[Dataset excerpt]

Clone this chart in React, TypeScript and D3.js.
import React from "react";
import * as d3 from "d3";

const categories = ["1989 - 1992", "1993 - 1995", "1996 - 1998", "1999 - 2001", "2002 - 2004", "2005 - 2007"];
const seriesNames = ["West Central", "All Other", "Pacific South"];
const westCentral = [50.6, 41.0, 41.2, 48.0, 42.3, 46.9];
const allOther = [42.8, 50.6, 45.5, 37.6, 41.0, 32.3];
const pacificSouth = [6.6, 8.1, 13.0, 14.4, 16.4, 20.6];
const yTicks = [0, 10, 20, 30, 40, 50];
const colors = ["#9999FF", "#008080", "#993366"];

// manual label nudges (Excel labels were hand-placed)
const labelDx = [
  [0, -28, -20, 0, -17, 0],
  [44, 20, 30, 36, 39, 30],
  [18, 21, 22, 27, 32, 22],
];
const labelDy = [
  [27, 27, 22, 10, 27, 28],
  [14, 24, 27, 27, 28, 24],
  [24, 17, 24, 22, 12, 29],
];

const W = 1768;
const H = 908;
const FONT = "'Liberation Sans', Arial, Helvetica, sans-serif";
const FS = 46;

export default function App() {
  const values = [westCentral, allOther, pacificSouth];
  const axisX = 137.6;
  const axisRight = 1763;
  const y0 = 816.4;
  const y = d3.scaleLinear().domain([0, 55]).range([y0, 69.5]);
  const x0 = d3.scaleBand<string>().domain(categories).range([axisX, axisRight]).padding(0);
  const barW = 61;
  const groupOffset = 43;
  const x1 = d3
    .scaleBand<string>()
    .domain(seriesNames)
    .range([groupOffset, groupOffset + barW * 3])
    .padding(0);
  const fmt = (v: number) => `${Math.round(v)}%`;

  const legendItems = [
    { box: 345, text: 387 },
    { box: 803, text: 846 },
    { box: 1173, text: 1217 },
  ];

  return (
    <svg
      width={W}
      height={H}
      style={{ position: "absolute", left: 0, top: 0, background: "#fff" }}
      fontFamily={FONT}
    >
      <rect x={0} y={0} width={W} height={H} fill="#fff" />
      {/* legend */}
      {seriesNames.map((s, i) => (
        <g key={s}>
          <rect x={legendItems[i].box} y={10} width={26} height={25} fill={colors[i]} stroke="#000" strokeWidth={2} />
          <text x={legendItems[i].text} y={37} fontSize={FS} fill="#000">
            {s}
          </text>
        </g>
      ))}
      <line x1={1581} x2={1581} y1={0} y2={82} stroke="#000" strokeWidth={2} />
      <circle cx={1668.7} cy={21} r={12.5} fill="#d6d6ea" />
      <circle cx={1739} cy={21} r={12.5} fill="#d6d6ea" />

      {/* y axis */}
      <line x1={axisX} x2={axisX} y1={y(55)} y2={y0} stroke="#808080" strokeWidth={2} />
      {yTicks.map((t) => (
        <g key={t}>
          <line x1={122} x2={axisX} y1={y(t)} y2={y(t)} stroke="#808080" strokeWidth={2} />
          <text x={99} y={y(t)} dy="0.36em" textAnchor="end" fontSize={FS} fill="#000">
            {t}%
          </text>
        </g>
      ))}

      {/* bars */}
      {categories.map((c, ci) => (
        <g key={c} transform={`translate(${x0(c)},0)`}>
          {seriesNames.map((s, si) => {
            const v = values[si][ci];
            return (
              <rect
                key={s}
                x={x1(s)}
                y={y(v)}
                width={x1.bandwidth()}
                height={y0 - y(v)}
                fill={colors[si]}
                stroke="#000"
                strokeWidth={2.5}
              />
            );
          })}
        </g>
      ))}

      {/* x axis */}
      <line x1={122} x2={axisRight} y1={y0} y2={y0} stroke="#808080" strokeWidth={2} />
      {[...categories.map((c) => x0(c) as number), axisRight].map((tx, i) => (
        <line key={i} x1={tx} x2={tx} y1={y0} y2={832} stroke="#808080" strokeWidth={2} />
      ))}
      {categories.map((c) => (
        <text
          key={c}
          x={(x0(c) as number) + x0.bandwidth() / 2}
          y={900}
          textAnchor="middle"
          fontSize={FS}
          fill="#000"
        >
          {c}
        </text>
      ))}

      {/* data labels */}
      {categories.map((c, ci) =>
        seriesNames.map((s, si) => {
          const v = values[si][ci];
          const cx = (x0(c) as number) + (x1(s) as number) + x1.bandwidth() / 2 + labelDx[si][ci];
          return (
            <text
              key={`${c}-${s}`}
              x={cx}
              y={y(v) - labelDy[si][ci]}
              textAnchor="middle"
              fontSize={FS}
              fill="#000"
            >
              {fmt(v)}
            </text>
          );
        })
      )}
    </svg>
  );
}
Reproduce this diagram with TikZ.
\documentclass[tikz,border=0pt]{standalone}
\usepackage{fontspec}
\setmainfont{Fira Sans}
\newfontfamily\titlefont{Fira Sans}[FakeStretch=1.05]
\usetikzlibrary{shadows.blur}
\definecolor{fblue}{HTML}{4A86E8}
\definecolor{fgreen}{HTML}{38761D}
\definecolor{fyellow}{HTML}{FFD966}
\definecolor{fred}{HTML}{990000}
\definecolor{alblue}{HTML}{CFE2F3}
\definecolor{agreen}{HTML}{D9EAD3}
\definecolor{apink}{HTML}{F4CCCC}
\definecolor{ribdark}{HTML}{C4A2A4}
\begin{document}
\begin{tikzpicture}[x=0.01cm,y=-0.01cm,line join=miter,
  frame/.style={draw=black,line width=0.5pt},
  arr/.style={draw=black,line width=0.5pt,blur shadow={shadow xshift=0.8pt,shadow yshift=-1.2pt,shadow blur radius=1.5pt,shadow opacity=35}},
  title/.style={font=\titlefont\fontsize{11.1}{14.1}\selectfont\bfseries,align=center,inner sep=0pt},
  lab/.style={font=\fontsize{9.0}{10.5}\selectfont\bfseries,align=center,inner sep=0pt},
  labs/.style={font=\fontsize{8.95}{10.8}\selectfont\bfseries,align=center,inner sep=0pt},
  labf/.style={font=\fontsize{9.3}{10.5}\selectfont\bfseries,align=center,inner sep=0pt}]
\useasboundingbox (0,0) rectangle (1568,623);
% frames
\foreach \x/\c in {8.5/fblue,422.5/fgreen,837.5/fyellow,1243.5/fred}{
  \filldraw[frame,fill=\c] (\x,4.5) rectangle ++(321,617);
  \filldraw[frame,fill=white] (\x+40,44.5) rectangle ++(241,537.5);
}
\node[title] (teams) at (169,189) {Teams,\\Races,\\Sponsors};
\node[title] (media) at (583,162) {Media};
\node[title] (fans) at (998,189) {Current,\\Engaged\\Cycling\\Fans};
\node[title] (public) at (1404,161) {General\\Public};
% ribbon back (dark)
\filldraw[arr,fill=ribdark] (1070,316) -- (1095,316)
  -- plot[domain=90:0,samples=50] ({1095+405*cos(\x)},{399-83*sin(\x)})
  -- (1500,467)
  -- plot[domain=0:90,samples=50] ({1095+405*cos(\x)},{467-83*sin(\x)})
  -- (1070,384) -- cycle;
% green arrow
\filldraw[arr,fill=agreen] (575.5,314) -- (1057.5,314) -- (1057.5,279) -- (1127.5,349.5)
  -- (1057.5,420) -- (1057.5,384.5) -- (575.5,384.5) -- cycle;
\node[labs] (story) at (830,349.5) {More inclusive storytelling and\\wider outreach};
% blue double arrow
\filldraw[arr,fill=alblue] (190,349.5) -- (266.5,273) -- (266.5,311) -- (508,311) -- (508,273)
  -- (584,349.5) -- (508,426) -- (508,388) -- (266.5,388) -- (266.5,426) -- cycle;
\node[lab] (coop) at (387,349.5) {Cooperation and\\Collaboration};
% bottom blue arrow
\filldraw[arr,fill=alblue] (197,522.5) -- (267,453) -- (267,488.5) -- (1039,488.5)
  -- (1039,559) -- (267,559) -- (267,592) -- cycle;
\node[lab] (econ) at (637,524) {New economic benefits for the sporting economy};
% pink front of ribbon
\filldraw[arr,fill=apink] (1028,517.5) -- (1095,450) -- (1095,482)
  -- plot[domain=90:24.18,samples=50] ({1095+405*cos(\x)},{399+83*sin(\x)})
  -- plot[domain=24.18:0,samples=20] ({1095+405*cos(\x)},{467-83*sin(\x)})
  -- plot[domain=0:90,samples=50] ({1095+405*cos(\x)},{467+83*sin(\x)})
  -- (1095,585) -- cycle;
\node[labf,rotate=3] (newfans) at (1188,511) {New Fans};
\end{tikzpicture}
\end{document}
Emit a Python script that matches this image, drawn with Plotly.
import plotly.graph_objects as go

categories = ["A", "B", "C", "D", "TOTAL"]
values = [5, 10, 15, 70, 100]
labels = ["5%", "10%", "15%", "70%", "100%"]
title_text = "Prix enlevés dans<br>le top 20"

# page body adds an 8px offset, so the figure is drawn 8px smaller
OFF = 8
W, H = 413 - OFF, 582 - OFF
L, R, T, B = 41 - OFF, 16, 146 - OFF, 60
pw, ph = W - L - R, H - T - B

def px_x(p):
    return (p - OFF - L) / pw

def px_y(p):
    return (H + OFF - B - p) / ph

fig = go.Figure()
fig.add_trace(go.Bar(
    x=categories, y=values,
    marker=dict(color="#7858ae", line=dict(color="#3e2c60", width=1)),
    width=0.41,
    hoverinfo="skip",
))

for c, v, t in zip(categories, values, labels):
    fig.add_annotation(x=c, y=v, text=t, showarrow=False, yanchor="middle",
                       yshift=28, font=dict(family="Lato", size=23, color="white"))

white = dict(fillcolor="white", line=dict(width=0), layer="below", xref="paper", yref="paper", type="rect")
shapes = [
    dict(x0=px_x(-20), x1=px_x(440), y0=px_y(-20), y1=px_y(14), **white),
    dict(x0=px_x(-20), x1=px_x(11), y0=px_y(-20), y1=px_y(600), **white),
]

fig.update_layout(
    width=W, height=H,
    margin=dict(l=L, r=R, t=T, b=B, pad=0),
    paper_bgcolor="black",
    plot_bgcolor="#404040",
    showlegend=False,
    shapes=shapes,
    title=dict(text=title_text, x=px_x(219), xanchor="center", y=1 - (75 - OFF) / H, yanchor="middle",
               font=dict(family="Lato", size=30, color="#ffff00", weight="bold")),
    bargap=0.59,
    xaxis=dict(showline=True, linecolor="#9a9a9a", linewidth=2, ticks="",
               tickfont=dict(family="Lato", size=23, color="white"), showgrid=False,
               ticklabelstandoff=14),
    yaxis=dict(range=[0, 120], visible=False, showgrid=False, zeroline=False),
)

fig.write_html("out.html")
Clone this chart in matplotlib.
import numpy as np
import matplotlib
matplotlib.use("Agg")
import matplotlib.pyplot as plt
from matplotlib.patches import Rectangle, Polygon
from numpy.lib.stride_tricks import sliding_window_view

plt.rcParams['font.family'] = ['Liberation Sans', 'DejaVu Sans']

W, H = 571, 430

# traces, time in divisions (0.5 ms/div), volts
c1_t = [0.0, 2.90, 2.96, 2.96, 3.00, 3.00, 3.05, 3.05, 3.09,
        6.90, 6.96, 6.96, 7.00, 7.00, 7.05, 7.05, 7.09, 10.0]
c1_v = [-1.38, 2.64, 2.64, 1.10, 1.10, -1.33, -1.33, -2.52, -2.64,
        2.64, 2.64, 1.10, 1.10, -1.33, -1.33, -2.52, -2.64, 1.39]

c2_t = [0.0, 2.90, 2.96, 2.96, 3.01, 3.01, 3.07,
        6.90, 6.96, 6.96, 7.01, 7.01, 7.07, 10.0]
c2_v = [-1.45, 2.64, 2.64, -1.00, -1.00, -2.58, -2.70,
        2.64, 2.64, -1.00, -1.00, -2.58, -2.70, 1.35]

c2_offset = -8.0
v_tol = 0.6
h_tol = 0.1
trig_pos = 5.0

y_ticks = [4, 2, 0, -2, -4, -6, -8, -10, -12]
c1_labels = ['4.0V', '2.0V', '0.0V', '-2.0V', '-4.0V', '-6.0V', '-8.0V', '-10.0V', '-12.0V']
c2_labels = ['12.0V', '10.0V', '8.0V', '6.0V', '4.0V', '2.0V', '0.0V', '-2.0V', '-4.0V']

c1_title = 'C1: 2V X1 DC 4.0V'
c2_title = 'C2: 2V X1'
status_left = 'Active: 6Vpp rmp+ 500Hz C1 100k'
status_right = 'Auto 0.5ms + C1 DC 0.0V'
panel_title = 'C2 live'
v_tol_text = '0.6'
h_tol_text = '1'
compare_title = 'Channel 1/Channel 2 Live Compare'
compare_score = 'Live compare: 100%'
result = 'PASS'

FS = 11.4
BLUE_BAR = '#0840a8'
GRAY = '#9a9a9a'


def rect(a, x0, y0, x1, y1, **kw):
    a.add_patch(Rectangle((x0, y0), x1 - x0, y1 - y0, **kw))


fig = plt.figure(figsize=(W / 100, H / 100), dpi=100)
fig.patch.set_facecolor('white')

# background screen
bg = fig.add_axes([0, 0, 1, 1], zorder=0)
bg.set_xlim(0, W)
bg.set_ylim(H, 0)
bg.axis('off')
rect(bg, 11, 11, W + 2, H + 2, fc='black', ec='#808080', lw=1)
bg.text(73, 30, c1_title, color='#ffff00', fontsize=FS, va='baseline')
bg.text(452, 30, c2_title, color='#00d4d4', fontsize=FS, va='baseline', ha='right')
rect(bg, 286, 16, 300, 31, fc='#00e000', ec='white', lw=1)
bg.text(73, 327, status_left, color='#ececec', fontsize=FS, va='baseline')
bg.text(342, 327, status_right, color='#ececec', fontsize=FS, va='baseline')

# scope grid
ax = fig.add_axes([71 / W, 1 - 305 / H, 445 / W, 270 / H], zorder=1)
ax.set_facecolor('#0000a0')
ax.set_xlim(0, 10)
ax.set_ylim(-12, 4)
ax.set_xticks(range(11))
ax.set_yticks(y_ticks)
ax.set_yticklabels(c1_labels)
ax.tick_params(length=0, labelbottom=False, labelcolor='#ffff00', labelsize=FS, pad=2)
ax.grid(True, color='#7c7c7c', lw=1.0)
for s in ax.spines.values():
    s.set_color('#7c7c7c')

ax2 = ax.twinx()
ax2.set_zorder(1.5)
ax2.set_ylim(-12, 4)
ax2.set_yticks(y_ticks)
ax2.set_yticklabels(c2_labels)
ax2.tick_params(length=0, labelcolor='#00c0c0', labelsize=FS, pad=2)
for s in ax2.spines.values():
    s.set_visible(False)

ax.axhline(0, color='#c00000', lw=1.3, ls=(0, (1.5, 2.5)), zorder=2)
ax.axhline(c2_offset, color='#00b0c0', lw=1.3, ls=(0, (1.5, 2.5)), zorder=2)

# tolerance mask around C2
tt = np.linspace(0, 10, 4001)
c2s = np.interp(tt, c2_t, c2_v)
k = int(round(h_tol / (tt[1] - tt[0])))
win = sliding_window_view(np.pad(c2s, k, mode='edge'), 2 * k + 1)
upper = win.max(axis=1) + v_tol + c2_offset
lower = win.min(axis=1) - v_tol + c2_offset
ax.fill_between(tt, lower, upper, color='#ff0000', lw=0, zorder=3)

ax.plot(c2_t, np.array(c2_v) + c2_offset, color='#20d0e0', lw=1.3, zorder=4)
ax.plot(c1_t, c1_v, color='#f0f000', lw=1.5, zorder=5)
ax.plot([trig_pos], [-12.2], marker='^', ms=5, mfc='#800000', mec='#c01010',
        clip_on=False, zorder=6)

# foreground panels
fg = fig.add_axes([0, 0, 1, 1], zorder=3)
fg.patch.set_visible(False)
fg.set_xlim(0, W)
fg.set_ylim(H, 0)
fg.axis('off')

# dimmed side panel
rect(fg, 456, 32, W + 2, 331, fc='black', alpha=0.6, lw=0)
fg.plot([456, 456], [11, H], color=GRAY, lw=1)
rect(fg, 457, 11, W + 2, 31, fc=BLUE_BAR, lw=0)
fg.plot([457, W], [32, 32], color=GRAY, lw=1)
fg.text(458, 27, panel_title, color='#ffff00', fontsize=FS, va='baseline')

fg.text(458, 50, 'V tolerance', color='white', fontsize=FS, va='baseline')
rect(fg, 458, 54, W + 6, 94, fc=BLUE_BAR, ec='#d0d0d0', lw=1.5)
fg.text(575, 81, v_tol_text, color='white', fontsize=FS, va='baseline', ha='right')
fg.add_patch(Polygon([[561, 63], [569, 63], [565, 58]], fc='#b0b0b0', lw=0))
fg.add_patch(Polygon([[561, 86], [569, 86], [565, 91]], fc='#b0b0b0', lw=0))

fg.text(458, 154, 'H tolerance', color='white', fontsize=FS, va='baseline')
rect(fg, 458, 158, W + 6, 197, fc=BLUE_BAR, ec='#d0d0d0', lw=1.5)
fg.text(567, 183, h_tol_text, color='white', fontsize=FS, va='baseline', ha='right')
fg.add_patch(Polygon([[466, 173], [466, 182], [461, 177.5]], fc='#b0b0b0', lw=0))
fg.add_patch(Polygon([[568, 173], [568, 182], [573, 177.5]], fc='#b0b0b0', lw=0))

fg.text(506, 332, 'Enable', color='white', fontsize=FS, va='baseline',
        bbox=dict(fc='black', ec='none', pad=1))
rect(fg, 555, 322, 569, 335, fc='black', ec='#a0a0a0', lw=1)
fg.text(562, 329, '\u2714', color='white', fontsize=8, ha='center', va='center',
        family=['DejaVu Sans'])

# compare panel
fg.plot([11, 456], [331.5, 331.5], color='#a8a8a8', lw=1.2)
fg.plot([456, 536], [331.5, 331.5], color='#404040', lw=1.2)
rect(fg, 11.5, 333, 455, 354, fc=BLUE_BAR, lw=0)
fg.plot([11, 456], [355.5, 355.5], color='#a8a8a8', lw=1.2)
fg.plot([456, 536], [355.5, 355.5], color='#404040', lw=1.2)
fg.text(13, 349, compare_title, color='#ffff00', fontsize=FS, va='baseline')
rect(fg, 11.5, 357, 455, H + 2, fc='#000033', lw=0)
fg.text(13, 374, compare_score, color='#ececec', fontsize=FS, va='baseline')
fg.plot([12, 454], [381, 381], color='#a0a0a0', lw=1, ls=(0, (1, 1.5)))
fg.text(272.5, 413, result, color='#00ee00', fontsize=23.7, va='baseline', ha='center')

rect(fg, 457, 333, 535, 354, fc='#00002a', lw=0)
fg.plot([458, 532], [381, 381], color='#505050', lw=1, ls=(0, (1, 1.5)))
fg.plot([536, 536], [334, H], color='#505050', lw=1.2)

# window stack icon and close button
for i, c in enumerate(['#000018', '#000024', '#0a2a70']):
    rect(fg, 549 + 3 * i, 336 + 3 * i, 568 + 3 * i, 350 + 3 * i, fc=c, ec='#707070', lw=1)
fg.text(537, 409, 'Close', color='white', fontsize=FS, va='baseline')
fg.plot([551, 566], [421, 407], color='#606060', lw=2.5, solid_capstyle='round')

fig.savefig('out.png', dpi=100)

- [SET PROBLEM] Your task is to retype the entries verbatim, starting with the line that holds "Emit a Python" and stopping after the line that holds "enlevés dans<br>le top".

- [ANSWER FOR THIS EXERCISE]
Emit a Python script that matches this image, drawn with Plotly.
import plotly.graph_objects as go

categories = ["A", "B", "C", "D", "TOTAL"]
values = [5, 10, 15, 70, 100]
labels = ["5%", "10%", "15%", "70%", "100%"]
title_text = "Prix enlevés dans<br>le top 20"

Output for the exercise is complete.